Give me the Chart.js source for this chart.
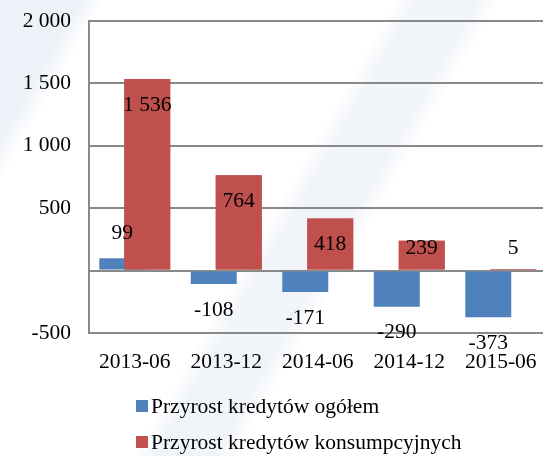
<!DOCTYPE html>
<html>
<head>
<meta charset="utf-8">
<script src="https://cdn.jsdelivr.net/npm/chart.js@4.4.0/dist/chart.umd.min.js"></script>
<style>
  html, body { margin: 0; padding: 0; width: 543px; height: 456px; overflow: hidden; }
  body {
    position: relative;
    font-family: 'Liberation Serif', 'Times New Roman', serif;
    background: linear-gradient(120deg, #eef2f8 0%, #eef2f8 10%, #ffffff 13%, #ffffff 49%, #f1f4f9 52%, #f1f4f9 59%, #ffffff 62%);
  }
  #wrap { position: absolute; left: 0; top: 0; width: 548px; height: 456px; }
  #legend { position: absolute; left: 136px; top: 388px; font-size: 21.5px; color: #000; }
  .item { display: flex; align-items: center; height: 36px; white-space: nowrap; }
  .box { width: 12px; height: 12px; margin-right: 3px; }
</style>
</head>
<body>
<div id="wrap"><canvas id="chart" width="548" height="456"></canvas></div>
<div id="legend"></div>
<script>
const categories = ['2013-06', '2013-12', '2014-06', '2014-12', '2015-06'];
const totalGrowth = [99, -108, -171, -290, -373];
const consumerGrowth = [1536, 764, 418, 239, 5];
const seriesNames = ['Przyrost kredytów ogółem', 'Przyrost kredytów konsumpcyjnych'];
const seriesColors = ['#4f81bd', '#c0504d'];
const yTickValues = [-500, 0, 500, 1000, 1500, 2000];
const yTickLabels = ['-500', '', '500', '1 000', '1 500', '2 000'];

const FONT = 'Liberation Serif';
const FONT_SIZE = 21.5;

// thousands separated with a space, like "1 536"
function fmt(v) {
    return String(v).replace(/\B(?=(\d{3})+(?!\d))/g, ' ');
}

// value labels + keep the red bars on top of the blue ones
const valueLabels = {
    id: 'valueLabels',
    afterDatasetsDraw(chart) {
        const ctx = chart.ctx;
        const zeroY = chart.scales.y.getPixelForValue(0);
        chart.getDatasetMeta(1).data.forEach(bar => bar.draw(ctx));

        ctx.save();
        ctx.font = FONT_SIZE + 'px "' + FONT + '"';
        ctx.fillStyle = '#000';
        ctx.textAlign = 'center';
        ctx.textBaseline = 'middle';
        chart.data.datasets.forEach((ds, i) => {
            chart.getDatasetMeta(i).data.forEach((bar, j) => {
                const v = ds.data[j];
                let y;
                if (i === 0) {
                    y = v >= 0 ? bar.y - 25 : bar.y + 26;
                } else {
                    y = Math.min(bar.y + 26, zeroY - 22);
                }
                ctx.fillText(fmt(v), bar.x, y);
            });
        });
        ctx.restore();
    }
};

const ctx = document.getElementById('chart').getContext('2d');
const chart = new Chart(ctx, {
    type: 'bar',
    data: {
        labels: categories,
        datasets: [
            { label: seriesNames[0], data: totalGrowth, backgroundColor: seriesColors[0] },
            { label: seriesNames[1], data: consumerGrowth, backgroundColor: seriesColors[1] }
        ]
    },
    options: {
        responsive: false,
        animation: false,
        categoryPercentage: 0.546,
        barPercentage: 1.84,
        layout: { padding: { top: 21, right: 1.5, bottom: 83, left: 0 } },
        plugins: {
            legend: { display: false },
            tooltip: { enabled: false }
        },
        scales: {
            x: {
                grid: { display: false },
                border: { display: false },
                afterFit: scale => {
                    scale.height = 40;
                    scale.paddingLeft = 0;
                    scale.paddingRight = 0;
                },
                ticks: {
                    color: '#000',
                    padding: 8,
                    maxRotation: 0,
                    autoSkip: false,
                    font: { family: FONT, size: FONT_SIZE }
                }
            },
            y: {
                min: -500,
                max: 2000,
                afterFit: scale => {
                    scale.width = 89;
                    scale.paddingTop = 0;
                    scale.paddingBottom = 0;
                },
                grid: { color: '#898989', lineWidth: 2, drawTicks: false },
                border: { display: true, color: '#898989', width: 2 },
                ticks: {
                    stepSize: 500,
                    color: '#000',
                    padding: 18,
                    font: { family: FONT, size: FONT_SIZE },
                    callback: value => {
                        const k = yTickValues.indexOf(value);
                        return k === -1 ? '' : yTickLabels[k];
                    }
                }
            }
        }
    },
    plugins: [valueLabels]
});

// legend, one series per row
const legend = document.getElementById('legend');
legend.innerHTML = chart.data.datasets.map(ds => `
    <div class="item">
        <span class="box" style="background:${ds.backgroundColor}"></span>
        <span>${ds.label}</span>
    </div>
`).join('');
</script>
</body>
</html>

━━━━

→ **Given problem**
Reproduce the material above in full, exactly, with no images.

→ **Final result**
Give me the Chart.js source for this chart.
<!DOCTYPE html>
<html>
<head>
<meta charset="utf-8">
<script src="https://cdn.jsdelivr.net/npm/chart.js@4.4.0/dist/chart.umd.min.js"></script>
<style>
  html, body { margin: 0; padding: 0; width: 543px; height: 456px; overflow: hidden; }
  body {
    position: relative;
    font-family: 'Liberation Serif', 'Times New Roman', serif;
    background: linear-gradient(120deg, #eef2f8 0%, #eef2f8 10%, #ffffff 13%, #ffffff 49%, #f1f4f9 52%, #f1f4f9 59%, #ffffff 62%);
  }
  #wrap { position: absolute; left: 0; top: 0; width: 548px; height: 456px; }
  #legend { position: absolute; left: 136px; top: 388px; font-size: 21.5px; color: #000; }
  .item { display: flex; align-items: center; height: 36px; white-space: nowrap; }
  .box { width: 12px; height: 12px; margin-right: 3px; }
</style>
</head>
<body>
<div id="wrap"><canvas id="chart" width="548" height="456"></canvas></div>
<div id="legend"></div>
<script>
const categories = ['2013-06', '2013-12', '2014-06', '2014-12', '2015-06'];
const totalGrowth = [99, -108, -171, -290, -373];
const consumerGrowth = [1536, 764, 418, 239, 5];
const seriesNames = ['Przyrost kredytów ogółem', 'Przyrost kredytów konsumpcyjnych'];
const seriesColors = ['#4f81bd', '#c0504d'];
const yTickValues = [-500, 0, 500, 1000, 1500, 2000];
const yTickLabels = ['-500', '', '500', '1 000', '1 500', '2 000'];

const FONT = 'Liberation Serif';
const FONT_SIZE = 21.5;

// thousands separated with a space, like "1 536"
function fmt(v) {
    return String(v).replace(/\B(?=(\d{3})+(?!\d))/g, ' ');
}

// value labels + keep the red bars on top of the blue ones
const valueLabels = {
    id: 'valueLabels',
    afterDatasetsDraw(chart) {
        const ctx = chart.ctx;
        const zeroY = chart.scales.y.getPixelForValue(0);
        chart.getDatasetMeta(1).data.forEach(bar => bar.draw(ctx));

        ctx.save();
        ctx.font = FONT_SIZE + 'px "' + FONT + '"';
        ctx.fillStyle = '#000';
        ctx.textAlign = 'center';
        ctx.textBaseline = 'middle';
        chart.data.datasets.forEach((ds, i) => {
            chart.getDatasetMeta(i).data.forEach((bar, j) => {
                const v = ds.data[j];
                let y;
                if (i === 0) {
                    y = v >= 0 ? bar.y - 25 : bar.y + 26;
                } else {
                    y = Math.min(bar.y + 26, zeroY - 22);
                }
                ctx.fillText(fmt(v), bar.x, y);
            });
        });
        ctx.restore();
    }
};

const ctx = document.getElementById('chart').getContext('2d');
const chart = new Chart(ctx, {
    type: 'bar',
    data: {
        labels: categories,
        datasets: [
            { label: seriesNames[0], data: totalGrowth, backgroundColor: seriesColors[0] },
            { label: seriesNames[1], data: consumerGrowth, backgroundColor: seriesColors[1] }
        ]
    },
    options: {
        responsive: false,
        animation: false,
        categoryPercentage: 0.546,
        barPercentage: 1.84,
        layout: { padding: { top: 21, right: 1.5, bottom: 83, left: 0 } },
        plugins: {
            legend: { display: false },
            tooltip: { enabled: false }
        },
        scales: {
            x: {
                grid: { display: false },
                border: { display: false },
                afterFit: scale => {
                    scale.height = 40;
                    scale.paddingLeft = 0;
                    scale.paddingRight = 0;
                },
                ticks: {
                    color: '#000',
                    padding: 8,
                    maxRotation: 0,
                    autoSkip: false,
                    font: { family: FONT, size: FONT_SIZE }
                }
            },
            y: {
                min: -500,
                max: 2000,
                afterFit: scale => {
                    scale.width = 89;
                    scale.paddingTop = 0;
                    scale.paddingBottom = 0;
                },
                grid: { color: '#898989', lineWidth: 2, drawTicks: false },
                border: { display: true, color: '#898989', width: 2 },
                ticks: {
                    stepSize: 500,
                    color: '#000',
                    padding: 18,
                    font: { family: FONT, size: FONT_SIZE },
                    callback: value => {
                        const k = yTickValues.indexOf(value);
                        return k === -1 ? '' : yTickLabels[k];
                    }
                }
            }
        }
    },
    plugins: [valueLabels]
});

// legend, one series per row
const legend = document.getElementById('legend');
legend.innerHTML = chart.data.datasets.map(ds => `
    <div class="item">
        <span class="box" style="background:${ds.backgroundColor}"></span>
        <span>${ds.label}</span>
    </div>
`).join('');
</script>
</body>
</html>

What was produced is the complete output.